8. The method according to claim 7, wherein the selecting a target node for performing a service handover with the first node from the at least one second node according to the radio link channel state indication and the resource balance comprises:

determining whether the radio link channel state indication and the resource balance of each of the at least one second node satisfy a preset service handover condition, and taking a second node that satisfies the preset service handover condition as the target node, wherein the preset service handover condition at least comprises: a signal-to-interference-plus-noise ratio of the radio link channel state indication being greater than a first handover threshold, a received signal strength indication of the radio link channel state indication being greater than a second handover threshold, a sum of a transport block size and a buffer capacity of the resource balance being greater than a third handover threshold, and a signal-to-interference-plus-noise ratio of the second node being greater than a signal-to-interference-plus-noise ratio of another second node of the at least one second node.

9. The method according to claim 8, further comprising:

in response to the radio link channel state indication and the resource balance of a second node not satisfying the preset service handover condition, determining whether a corresponding second node with the radio link channel state indication and the resource balance not satisfying the preset service handover condition satisfies a preset overload condition, and if the corresponding second node satisfies the preset overload condition, controlling the corresponding second node to enter a sleep mode;

wherein the preset overload condition comprises at least one of the following:

a remaining space of a buffer or a data storing area of a second node is smaller than a size of data to be transmitted by the first node;

a remaining usage rate of a central processing unit of a second node is less than a preset central processing unit remaining usage rate threshold; or

a downlink bandwidth that the second node needs to allocate to the first node is less than a preset downlink bandwidth threshold.

10. An electronic device, comprising:

at least one processor; and

a memory communicatively connected to the at least one processor;

wherein the memory is configured to store a computer program executable by the at least one processor, and the computer program, when executed by the at least one processor, enables the at least one processor to perform the service handover method according to claim 1.
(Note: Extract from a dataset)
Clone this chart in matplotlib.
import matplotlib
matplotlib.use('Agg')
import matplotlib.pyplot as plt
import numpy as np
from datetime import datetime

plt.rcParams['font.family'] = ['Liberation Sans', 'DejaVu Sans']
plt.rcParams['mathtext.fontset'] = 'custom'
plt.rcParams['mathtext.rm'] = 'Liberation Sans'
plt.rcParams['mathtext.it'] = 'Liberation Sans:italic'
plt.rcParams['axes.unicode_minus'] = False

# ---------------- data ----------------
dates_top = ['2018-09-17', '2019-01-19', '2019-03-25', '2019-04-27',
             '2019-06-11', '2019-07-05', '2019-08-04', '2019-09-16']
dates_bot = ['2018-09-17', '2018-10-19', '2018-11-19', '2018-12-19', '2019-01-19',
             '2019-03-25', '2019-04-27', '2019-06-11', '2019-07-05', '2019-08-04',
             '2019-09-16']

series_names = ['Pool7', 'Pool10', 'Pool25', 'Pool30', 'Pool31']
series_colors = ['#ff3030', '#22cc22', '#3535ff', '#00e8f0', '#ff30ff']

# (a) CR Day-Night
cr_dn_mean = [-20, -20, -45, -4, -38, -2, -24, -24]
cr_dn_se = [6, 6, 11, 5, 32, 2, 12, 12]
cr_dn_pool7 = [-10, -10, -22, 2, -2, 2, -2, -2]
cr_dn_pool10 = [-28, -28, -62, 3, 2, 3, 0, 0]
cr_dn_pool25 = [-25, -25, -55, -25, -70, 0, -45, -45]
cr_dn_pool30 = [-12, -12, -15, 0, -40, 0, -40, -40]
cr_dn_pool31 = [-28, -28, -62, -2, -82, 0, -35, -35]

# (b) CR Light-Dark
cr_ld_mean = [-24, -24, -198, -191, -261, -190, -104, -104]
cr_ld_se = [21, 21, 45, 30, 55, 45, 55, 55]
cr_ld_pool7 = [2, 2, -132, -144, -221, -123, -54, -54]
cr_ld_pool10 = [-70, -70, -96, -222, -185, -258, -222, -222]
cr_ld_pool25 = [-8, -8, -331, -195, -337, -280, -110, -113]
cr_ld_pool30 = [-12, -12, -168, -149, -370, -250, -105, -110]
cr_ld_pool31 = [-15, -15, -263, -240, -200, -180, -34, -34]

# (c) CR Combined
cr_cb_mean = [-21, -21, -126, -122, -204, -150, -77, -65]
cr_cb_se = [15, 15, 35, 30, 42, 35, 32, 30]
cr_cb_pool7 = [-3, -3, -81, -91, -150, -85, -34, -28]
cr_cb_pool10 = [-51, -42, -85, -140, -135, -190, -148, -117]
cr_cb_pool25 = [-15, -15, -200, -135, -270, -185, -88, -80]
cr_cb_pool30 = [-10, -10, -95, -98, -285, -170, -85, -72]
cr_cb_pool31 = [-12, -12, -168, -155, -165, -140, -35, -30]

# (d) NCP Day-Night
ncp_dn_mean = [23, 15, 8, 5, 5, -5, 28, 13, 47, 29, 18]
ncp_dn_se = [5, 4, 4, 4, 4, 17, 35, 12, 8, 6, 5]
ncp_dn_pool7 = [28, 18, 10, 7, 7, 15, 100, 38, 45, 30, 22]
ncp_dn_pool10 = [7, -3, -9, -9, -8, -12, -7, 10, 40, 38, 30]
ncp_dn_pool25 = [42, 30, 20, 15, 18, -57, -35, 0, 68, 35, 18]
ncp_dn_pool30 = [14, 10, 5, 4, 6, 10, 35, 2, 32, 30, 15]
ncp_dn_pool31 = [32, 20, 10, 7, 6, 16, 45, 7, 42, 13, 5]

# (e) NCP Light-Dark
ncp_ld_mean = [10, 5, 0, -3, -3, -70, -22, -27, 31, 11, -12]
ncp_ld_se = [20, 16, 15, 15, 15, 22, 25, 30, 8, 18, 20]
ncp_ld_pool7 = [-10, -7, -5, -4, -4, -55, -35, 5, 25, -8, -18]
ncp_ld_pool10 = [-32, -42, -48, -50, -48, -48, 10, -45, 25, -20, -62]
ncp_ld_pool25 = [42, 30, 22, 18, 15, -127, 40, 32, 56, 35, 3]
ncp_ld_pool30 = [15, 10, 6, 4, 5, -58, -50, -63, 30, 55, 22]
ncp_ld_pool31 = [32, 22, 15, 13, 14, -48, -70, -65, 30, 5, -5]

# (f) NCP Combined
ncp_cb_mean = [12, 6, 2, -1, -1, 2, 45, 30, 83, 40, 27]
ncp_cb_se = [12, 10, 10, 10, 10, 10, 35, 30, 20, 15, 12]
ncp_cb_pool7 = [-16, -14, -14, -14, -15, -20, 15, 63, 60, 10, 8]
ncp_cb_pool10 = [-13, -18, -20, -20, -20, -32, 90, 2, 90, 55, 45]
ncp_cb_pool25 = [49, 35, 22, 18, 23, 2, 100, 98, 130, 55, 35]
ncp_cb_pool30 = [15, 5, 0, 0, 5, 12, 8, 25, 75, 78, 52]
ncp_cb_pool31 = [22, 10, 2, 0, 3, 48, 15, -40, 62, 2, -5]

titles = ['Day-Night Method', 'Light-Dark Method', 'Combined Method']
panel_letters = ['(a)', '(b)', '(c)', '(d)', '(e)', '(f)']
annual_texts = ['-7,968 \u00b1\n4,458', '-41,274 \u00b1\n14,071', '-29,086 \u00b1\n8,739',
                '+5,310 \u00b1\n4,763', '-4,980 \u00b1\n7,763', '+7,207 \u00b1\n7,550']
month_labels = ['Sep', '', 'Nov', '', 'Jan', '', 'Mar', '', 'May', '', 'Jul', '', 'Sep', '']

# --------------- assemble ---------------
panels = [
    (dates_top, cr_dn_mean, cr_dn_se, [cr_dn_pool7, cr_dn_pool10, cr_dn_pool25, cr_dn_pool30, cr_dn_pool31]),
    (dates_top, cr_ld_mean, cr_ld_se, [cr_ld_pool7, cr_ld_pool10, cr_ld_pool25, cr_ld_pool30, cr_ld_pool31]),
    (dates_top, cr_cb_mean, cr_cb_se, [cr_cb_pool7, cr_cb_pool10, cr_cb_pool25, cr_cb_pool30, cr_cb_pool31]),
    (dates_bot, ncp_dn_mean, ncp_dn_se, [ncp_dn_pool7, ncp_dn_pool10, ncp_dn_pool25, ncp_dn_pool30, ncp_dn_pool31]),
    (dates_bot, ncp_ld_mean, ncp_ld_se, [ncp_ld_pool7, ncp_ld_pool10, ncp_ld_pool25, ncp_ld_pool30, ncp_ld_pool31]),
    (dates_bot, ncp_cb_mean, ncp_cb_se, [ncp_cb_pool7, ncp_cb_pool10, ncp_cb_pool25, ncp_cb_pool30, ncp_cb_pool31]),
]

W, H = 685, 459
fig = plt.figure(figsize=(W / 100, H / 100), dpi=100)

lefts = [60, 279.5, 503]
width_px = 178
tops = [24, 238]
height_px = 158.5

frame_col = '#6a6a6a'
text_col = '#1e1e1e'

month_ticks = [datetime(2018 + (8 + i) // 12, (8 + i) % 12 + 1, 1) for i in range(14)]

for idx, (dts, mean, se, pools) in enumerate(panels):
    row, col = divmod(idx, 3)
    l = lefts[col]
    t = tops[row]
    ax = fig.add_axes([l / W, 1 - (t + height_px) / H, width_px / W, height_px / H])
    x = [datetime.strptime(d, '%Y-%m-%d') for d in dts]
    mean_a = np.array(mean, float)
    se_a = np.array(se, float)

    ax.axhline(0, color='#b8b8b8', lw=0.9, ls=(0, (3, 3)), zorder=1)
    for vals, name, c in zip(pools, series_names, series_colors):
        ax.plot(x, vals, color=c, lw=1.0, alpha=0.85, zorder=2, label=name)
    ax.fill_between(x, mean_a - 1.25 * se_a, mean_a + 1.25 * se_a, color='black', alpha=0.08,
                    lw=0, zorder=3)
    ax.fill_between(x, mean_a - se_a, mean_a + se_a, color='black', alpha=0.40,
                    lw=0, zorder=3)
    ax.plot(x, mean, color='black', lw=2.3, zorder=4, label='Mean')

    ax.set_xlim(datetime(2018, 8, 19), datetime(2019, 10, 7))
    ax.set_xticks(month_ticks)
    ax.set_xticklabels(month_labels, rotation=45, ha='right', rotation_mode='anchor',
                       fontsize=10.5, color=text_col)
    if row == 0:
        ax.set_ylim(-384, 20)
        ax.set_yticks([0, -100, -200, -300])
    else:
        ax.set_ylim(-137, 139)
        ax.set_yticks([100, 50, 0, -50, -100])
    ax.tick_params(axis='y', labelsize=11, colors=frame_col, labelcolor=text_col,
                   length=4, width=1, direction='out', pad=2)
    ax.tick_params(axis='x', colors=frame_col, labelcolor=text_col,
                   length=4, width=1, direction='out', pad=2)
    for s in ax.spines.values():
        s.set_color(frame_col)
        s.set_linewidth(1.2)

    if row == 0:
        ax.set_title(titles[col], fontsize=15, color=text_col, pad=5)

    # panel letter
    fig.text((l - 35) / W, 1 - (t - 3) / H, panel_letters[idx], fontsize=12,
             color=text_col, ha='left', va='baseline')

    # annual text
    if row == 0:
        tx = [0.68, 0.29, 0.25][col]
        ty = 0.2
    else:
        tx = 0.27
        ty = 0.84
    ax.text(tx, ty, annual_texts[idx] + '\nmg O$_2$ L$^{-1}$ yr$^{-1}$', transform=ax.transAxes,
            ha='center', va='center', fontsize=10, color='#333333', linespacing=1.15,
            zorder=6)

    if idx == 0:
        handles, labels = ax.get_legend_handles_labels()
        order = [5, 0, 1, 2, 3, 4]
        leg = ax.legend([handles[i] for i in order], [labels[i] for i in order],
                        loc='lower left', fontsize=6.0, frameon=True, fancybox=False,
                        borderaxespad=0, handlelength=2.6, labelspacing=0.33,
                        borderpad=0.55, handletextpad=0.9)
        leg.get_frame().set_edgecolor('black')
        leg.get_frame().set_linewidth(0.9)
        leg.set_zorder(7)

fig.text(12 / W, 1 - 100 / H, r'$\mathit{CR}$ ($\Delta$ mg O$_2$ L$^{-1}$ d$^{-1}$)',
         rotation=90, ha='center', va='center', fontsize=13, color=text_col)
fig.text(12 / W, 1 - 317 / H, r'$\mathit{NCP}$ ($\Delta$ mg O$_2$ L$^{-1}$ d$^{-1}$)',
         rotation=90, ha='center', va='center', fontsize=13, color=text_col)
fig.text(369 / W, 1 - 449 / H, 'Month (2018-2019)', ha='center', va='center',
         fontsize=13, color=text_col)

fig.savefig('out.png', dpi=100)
11. The electronic device according to claim 10, wherein the computer program, when executed by the at least one processor, enables the at least one processor to further perform:

transmitting the link request to all the at least one second node within signal coverage of the first node, and receiving the response information that is fed back by each of the at least one second node, wherein the response information comprises the resource load information, wherein the at least one second node comprise at least one of: a base station, a small cell base station, an unmanned aerial vehicle onboard communication station or a user equipment with cooperation; and

screening out the response information that satisfies a preset heterogeneous network handshaking format.
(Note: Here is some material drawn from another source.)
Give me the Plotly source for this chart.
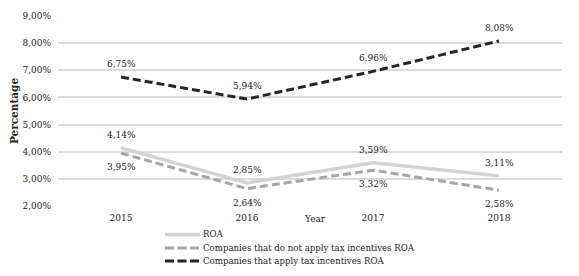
import plotly.graph_objects as go

years = ["2015", "2016", "2017", "2018"]
roa = [4.14, 2.85, 3.59, 3.11]
no_incentive = [3.95, 2.64, 3.32, 2.58]
incentive = [6.75, 5.94, 6.96, 8.08]
names = ["ROA", "Companies that do not apply tax incentives ROA",
         "Companies that apply tax incentives ROA"]
y_ticks = [2, 3, 4, 5, 6, 7, 8, 9]
y_ticklabels = ["2,00%", "3,00%", "4,00%", "5,00%", "6,00%", "7,00%", "8,00%", "9,00%"]

FONT = "DejaVu Serif"
W, H = 579, 276
ML, MR, MT, MB = 58, 17, 16, 70
PW, PH = W - ML - MR, H - MT - MB

def px_x(px):
    return (px - ML) / PW

def px_y(py):
    return (H - MB - py) / PH

def pct(v):
    return f"{v:.2f}".replace(".", ",") + "%"

styles = [
    dict(color="#d3d3d3", width=3.5, dash="solid"),
    dict(color="#a6a6a6", width=3, dash="8px,4px"),
    dict(color="#262626", width=3, dash="8px,4px"),
]
label_shift = [13, -14, 13]
all_vals = [roa, no_incentive, incentive]

fig = go.Figure()
annotations = []
shapes = []
for vals, name, line, shift in zip(all_vals, names, styles, label_shift):
    fig.add_trace(go.Scatter(x=years, y=vals, mode="lines", name=name, line=line,
                             showlegend=False))
    for i, v in enumerate(vals):
        annotations.append(dict(x=i, y=v, xref="x", yref="y", text=pct(v), showarrow=False,
                                yshift=shift, font=dict(family=FONT, size=9, color="#222")))

# legend drawn manually (compact row spacing as in reference)
legend_rows = [234.5, 248, 261]
for name, line, ry in zip(names, styles, legend_rows):
    shapes.append(dict(type="line", xref="paper", yref="paper",
                       x0=px_x(165), x1=px_x(200), y0=px_y(ry), y1=px_y(ry),
                       line=dict(color=line["color"], width=line["width"],
                                 dash="9px,3.5px" if line["dash"] != "solid" else "solid")))
    annotations.append(dict(text=name, x=px_x(201), y=px_y(ry), xref="paper", yref="paper",
                            xanchor="left", yanchor="middle", showarrow=False,
                            font=dict(family=FONT, size=8.6, color="#222")))

annotations.append(dict(text="Year", x=px_x(315), y=px_y(219), xref="paper", yref="paper",
                        showarrow=False, yanchor="middle", font=dict(family=FONT, size=9, color="#222")))

fig.update_layout(
    width=W, height=H,
    margin=dict(l=ML, r=MR, t=MT, b=MB),
    paper_bgcolor="white", plot_bgcolor="white",
    font=dict(family=FONT, size=9, color="#222"),
    showlegend=False,
    xaxis=dict(type="category", range=[-0.5, 3.5], showgrid=False, showline=False,
               zeroline=False, ticks="", ticklabelstandoff=5,
               tickfont=dict(family=FONT, size=9, color="#222")),
    yaxis=dict(range=[2, 9], tickvals=y_ticks, ticktext=y_ticklabels,
               showgrid=True, gridcolor="#dcdcdc", gridwidth=1.5, zeroline=False,
               showline=False, ticks="", ticklabelstandoff=6,
               tickfont=dict(family=FONT, size=9, color="#222"),
               title=dict(text="<b>Percentage</b>", font=dict(family=FONT, size=10.5, color="#222"),
                          standoff=1)),
    annotations=annotations,
    shapes=shapes,
)
fig.write_html("out.html", config={"displayModeBar": False},
               post_script="document.body.style.margin='0';")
12. The electronic device according to claim 10, wherein the computer program, when executed by the at least one processor, enables the at least one processor to further perform:

determining the radio link channel state indication of a communication link between the first node and each of the at least one second node according to the resource load information of each of the at least one second node, wherein the radio link channel state indication at least comprises a signal-to-interference-plus-noise ratio, a channel quality indicator, and a received signal strength indication; and

taking a corresponding second node of the at least one second node with a highest signal-to-interference-plus-noise ratio as the service scheduling node.
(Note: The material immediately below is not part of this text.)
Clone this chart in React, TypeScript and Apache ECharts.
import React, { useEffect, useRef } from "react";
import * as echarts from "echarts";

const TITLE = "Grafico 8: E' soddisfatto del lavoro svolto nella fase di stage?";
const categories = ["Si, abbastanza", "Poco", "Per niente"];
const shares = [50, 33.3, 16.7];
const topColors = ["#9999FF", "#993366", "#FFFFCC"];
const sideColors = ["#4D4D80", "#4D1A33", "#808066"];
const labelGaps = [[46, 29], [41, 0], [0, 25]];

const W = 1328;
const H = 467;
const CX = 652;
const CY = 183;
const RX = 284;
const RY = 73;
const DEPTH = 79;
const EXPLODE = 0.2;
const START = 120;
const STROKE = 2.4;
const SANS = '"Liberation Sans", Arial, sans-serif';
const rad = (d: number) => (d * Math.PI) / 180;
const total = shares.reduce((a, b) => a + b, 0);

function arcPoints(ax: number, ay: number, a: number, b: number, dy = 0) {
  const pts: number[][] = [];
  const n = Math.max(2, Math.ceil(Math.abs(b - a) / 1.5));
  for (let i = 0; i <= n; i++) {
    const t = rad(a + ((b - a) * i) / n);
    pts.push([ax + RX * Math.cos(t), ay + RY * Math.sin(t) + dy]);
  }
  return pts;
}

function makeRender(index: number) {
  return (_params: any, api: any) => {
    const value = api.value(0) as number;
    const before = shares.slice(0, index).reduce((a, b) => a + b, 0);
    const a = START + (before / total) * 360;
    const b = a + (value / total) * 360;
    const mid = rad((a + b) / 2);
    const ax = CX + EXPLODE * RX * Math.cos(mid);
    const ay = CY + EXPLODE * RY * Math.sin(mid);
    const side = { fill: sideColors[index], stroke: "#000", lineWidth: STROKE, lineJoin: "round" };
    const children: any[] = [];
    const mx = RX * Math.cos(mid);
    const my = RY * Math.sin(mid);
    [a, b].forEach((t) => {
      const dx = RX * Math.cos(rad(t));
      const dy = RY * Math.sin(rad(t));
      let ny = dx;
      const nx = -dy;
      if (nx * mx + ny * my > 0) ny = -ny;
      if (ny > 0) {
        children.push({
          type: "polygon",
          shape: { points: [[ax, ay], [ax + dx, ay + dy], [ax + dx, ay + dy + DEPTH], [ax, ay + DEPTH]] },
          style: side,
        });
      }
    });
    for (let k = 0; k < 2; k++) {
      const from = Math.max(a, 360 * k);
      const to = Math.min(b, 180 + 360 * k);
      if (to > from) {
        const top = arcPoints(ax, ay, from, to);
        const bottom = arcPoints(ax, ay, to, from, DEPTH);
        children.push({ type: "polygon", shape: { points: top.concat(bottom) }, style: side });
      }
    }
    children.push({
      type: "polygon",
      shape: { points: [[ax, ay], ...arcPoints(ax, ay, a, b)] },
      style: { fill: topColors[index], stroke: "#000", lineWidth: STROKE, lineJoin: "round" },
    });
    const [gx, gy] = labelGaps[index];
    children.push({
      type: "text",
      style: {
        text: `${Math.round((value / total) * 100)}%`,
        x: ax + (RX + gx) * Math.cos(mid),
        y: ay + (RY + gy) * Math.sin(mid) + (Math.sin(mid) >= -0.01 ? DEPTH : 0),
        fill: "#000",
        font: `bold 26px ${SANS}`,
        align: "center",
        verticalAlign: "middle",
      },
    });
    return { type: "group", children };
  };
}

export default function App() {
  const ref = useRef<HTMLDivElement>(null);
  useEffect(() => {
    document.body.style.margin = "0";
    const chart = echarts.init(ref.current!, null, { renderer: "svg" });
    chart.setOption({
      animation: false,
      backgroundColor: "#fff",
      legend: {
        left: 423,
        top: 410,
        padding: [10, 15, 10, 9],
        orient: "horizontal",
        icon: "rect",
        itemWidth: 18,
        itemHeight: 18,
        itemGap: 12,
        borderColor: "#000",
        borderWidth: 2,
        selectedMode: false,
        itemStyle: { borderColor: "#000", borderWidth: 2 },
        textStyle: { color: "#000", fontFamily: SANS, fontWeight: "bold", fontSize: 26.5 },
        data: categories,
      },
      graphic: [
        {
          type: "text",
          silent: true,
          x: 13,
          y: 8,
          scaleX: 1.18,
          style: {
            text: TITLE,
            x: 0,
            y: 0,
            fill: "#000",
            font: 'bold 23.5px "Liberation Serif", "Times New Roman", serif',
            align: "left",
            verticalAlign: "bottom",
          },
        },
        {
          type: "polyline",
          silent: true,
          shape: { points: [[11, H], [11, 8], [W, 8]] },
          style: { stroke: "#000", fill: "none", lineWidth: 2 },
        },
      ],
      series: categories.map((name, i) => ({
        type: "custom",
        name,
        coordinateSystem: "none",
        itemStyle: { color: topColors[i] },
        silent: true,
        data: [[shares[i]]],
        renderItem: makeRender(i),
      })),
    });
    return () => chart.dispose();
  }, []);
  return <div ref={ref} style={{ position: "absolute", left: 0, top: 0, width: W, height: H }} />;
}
13. The electronic device according to claim 10, wherein the preset service handover condition at least comprises: a signal-to-interference-plus-noise ratio of the radio link channel state indication being greater than a first handover threshold, a received signal strength indication of the radio link channel state indication being greater than a second handover threshold, a sum of a transport block size and a buffer capacity of a resource balance being greater than a third handover threshold, and a signal-to-interference-plus-noise ratio of the second node being greater than a signal-to-interference-plus-noise ratio of another second node of the at least one second node.

14. An electronic device, comprising:

at least one processor; and

a memory communicatively connected to the at least one processor;

wherein the memory is configured to store a computer program executable by the at least one processor, and the computer program, when executed by the at least one processor, enables the at least one processor to perform the service handover method according to claim 5.

15. The electronic device according to claim 14, wherein the computer program, when executed by the at least one processor, enables the at least one processor to further perform:

searching a preset modulation and coding scheme table for a data transport block size corresponding to the first node according to a channel quality indication of the radio link channel state indication;

determining a buffer capacity of the second node; and

taking the data transport block size and the buffer capacity as the resource balance.

16. An electronic device, comprising:

at least one processor; and

a memory communicatively connected to the at least one processor;

wherein the memory is configured to store a computer program executable by the at least one processor, and the computer program, when executed by the at least one processor, enables the at least one processor to perform the service handover method according to claim 7.

17. The electronic device according to claim 16, wherein the computer program, when executed by the at least one processor, enables the at least one processor to further perform:

determining whether the radio link channel state indication and the resource balance of each of the at least one second node satisfy a preset service handover condition, and taking a second node that satisfies the preset service handover condition as the target node, wherein the preset service handover condition at least comprises: a signal-to-interference-plus-noise ratio of the radio link channel state indication being greater than a first handover threshold, a received signal strength indication of the radio link channel state indication being greater than a second handover threshold, a sum of a transport block size and a buffer capacity of the resource balance being greater than a third handover threshold, and a signal-to-interference-plus-noise ratio of the second node being greater than a signal-to-interference-plus-noise ratio of another second node of the at least one second node.

18. The electronic device according to claim 17, wherein the computer program, when executed by the at least one processor, enables the at least one processor to further perform:

in response to the radio link channel state indication and the resource balance of a second node not satisfying the preset service handover condition, determining whether a corresponding second node with the radio link channel state indication and the resource balance not satisfying the preset service handover condition satisfies a preset overload condition, and if the corresponding second node satisfies the preset overload condition, controlling the corresponding second node to enter a sleep mode;

wherein the preset overload condition comprises at least one of the following:

a remaining space of a buffer or a data storing area of a second node is smaller than a size of data to be transmitted by the first node;

a remaining usage rate of a central processing unit of a second node is less than a preset central processing unit remaining usage rate threshold; or

a downlink bandwidth that the second node needs to allocate to the first node is less than a preset downlink bandwidth threshold.

19. A non-transitory computer-readable storage medium storing computer instructions, wherein the computer instructions are used for, when executed by a processor, implementing the service handover method according to claim 1.

20. A non-transitory computer-readable storage medium storing computer instructions, wherein the computer instructions are used for, when executed by a processor, implementing the service handover method according to claim 5.